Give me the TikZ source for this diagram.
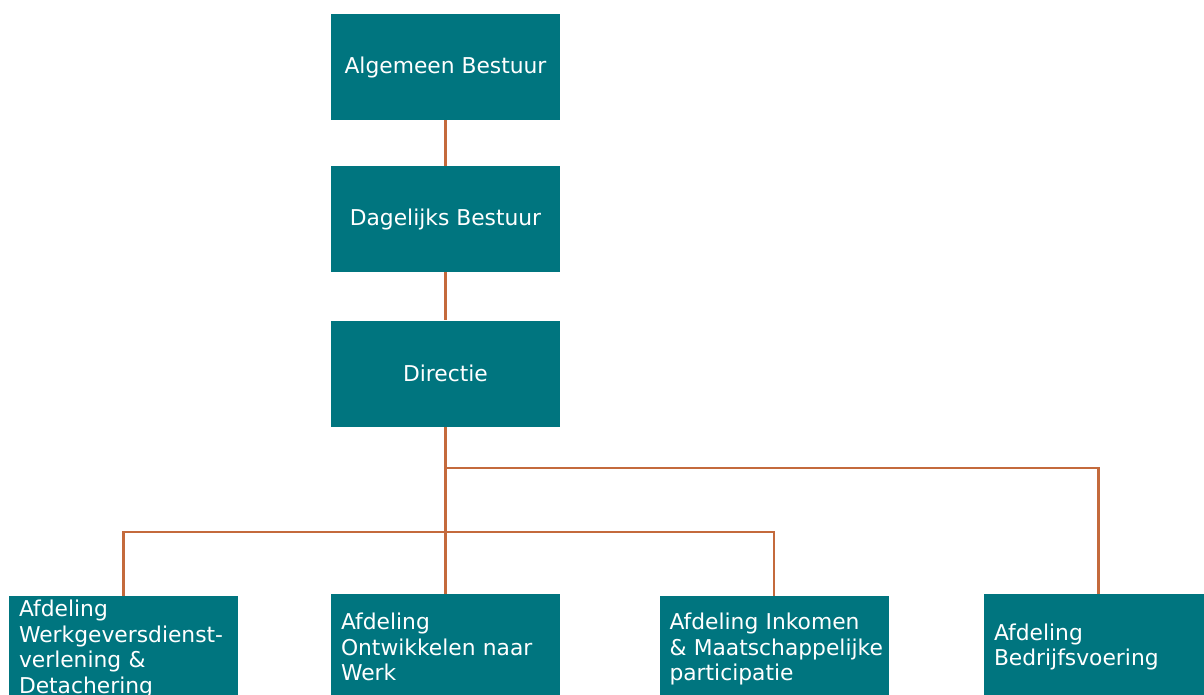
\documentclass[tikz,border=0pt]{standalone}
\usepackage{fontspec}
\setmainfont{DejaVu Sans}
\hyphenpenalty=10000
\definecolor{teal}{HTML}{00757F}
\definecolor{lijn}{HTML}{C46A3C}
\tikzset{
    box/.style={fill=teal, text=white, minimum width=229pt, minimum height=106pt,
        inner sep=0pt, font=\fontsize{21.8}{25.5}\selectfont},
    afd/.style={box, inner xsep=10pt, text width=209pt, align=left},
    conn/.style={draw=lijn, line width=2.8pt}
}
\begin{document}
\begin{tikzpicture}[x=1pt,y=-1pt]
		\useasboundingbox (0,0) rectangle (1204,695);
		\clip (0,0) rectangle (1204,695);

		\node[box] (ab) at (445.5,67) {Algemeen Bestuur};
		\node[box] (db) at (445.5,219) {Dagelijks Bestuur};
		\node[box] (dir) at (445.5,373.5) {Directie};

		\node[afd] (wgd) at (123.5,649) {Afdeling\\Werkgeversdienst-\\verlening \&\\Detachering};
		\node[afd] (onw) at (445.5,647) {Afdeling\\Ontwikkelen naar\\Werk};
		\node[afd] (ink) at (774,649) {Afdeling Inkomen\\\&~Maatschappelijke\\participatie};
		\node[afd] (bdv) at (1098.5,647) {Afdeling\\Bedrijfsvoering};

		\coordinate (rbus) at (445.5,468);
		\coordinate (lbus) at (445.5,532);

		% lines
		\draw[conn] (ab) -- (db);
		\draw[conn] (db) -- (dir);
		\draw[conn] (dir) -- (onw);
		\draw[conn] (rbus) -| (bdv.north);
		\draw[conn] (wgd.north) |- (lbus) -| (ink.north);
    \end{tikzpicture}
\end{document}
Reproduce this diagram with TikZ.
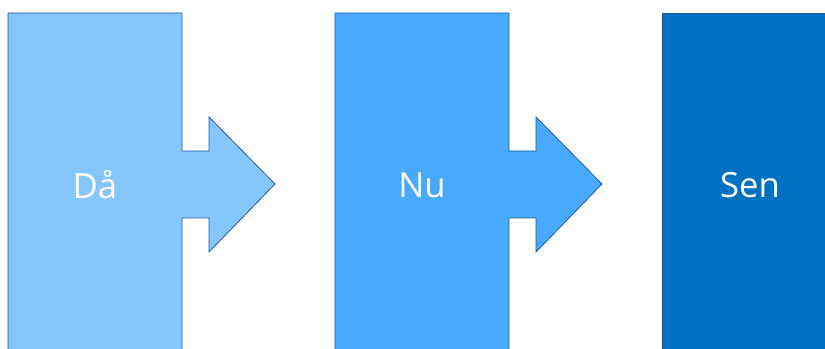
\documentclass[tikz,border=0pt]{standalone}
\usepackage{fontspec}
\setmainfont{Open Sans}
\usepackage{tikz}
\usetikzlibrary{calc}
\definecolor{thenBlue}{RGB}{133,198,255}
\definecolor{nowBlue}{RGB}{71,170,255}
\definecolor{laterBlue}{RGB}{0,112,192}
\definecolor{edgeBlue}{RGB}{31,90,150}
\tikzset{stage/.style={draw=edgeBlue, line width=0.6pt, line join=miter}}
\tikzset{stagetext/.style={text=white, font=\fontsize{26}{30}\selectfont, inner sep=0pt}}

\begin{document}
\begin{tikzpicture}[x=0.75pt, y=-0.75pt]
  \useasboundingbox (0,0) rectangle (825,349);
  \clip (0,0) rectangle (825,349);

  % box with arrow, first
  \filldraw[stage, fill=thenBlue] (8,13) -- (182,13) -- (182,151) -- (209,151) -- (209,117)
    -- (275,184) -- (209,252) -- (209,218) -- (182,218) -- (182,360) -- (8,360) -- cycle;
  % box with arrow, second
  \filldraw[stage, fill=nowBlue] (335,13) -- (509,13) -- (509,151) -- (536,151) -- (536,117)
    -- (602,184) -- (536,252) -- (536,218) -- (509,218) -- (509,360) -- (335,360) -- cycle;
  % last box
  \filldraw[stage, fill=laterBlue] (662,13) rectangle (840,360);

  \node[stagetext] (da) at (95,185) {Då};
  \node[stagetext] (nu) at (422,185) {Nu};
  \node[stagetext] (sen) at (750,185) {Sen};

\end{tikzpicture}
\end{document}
***
» **Work to be completed**: Exclude the pictures. Write out the remaining data exactly.

» **The response**:
Give me the TikZ source for this diagram.
\documentclass[tikz,border=0pt]{standalone}
\usepackage{fontspec}
\setmainfont{DejaVu Sans}
\hyphenpenalty=10000
\definecolor{teal}{HTML}{00757F}
\definecolor{lijn}{HTML}{C46A3C}
\tikzset{
    box/.style={fill=teal, text=white, minimum width=229pt, minimum height=106pt,
        inner sep=0pt, font=\fontsize{21.8}{25.5}\selectfont},
    afd/.style={box, inner xsep=10pt, text width=209pt, align=left},
    conn/.style={draw=lijn, line width=2.8pt}
}
\begin{document}
\begin{tikzpicture}[x=1pt,y=-1pt]
		\useasboundingbox (0,0) rectangle (1204,695);
		\clip (0,0) rectangle (1204,695);

		\node[box] (ab) at (445.5,67) {Algemeen Bestuur};
		\node[box] (db) at (445.5,219) {Dagelijks Bestuur};
		\node[box] (dir) at (445.5,373.5) {Directie};

		\node[afd] (wgd) at (123.5,649) {Afdeling\\Werkgeversdienst-\\verlening \&\\Detachering};
		\node[afd] (onw) at (445.5,647) {Afdeling\\Ontwikkelen naar\\Werk};
		\node[afd] (ink) at (774,649) {Afdeling Inkomen\\\&~Maatschappelijke\\participatie};
		\node[afd] (bdv) at (1098.5,647) {Afdeling\\Bedrijfsvoering};

		\coordinate (rbus) at (445.5,468);
		\coordinate (lbus) at (445.5,532);

		% lines
		\draw[conn] (ab) -- (db);
		\draw[conn] (db) -- (dir);
		\draw[conn] (dir) -- (onw);
		\draw[conn] (rbus) -| (bdv.north);
		\draw[conn] (wgd.north) |- (lbus) -| (ink.north);
    \end{tikzpicture}
\end{document}
Reproduce this diagram with TikZ.
\documentclass[tikz,border=0pt]{standalone}
\usepackage{fontspec}
\setmainfont{Open Sans}
\usepackage{tikz}
\usetikzlibrary{calc}
\definecolor{thenBlue}{RGB}{133,198,255}
\definecolor{nowBlue}{RGB}{71,170,255}
\definecolor{laterBlue}{RGB}{0,112,192}
\definecolor{edgeBlue}{RGB}{31,90,150}
\tikzset{stage/.style={draw=edgeBlue, line width=0.6pt, line join=miter}}
\tikzset{stagetext/.style={text=white, font=\fontsize{26}{30}\selectfont, inner sep=0pt}}

\begin{document}
\begin{tikzpicture}[x=0.75pt, y=-0.75pt]
  \useasboundingbox (0,0) rectangle (825,349);
  \clip (0,0) rectangle (825,349);

  % box with arrow, first
  \filldraw[stage, fill=thenBlue] (8,13) -- (182,13) -- (182,151) -- (209,151) -- (209,117)
    -- (275,184) -- (209,252) -- (209,218) -- (182,218) -- (182,360) -- (8,360) -- cycle;
  % box with arrow, second
  \filldraw[stage, fill=nowBlue] (335,13) -- (509,13) -- (509,151) -- (536,151) -- (536,117)
    -- (602,184) -- (536,252) -- (536,218) -- (509,218) -- (509,360) -- (335,360) -- cycle;
  % last box
  \filldraw[stage, fill=laterBlue] (662,13) rectangle (840,360);

  \node[stagetext] (da) at (95,185) {Då};
  \node[stagetext] (nu) at (422,185) {Nu};
  \node[stagetext] (sen) at (750,185) {Sen};

\end{tikzpicture}
\end{document}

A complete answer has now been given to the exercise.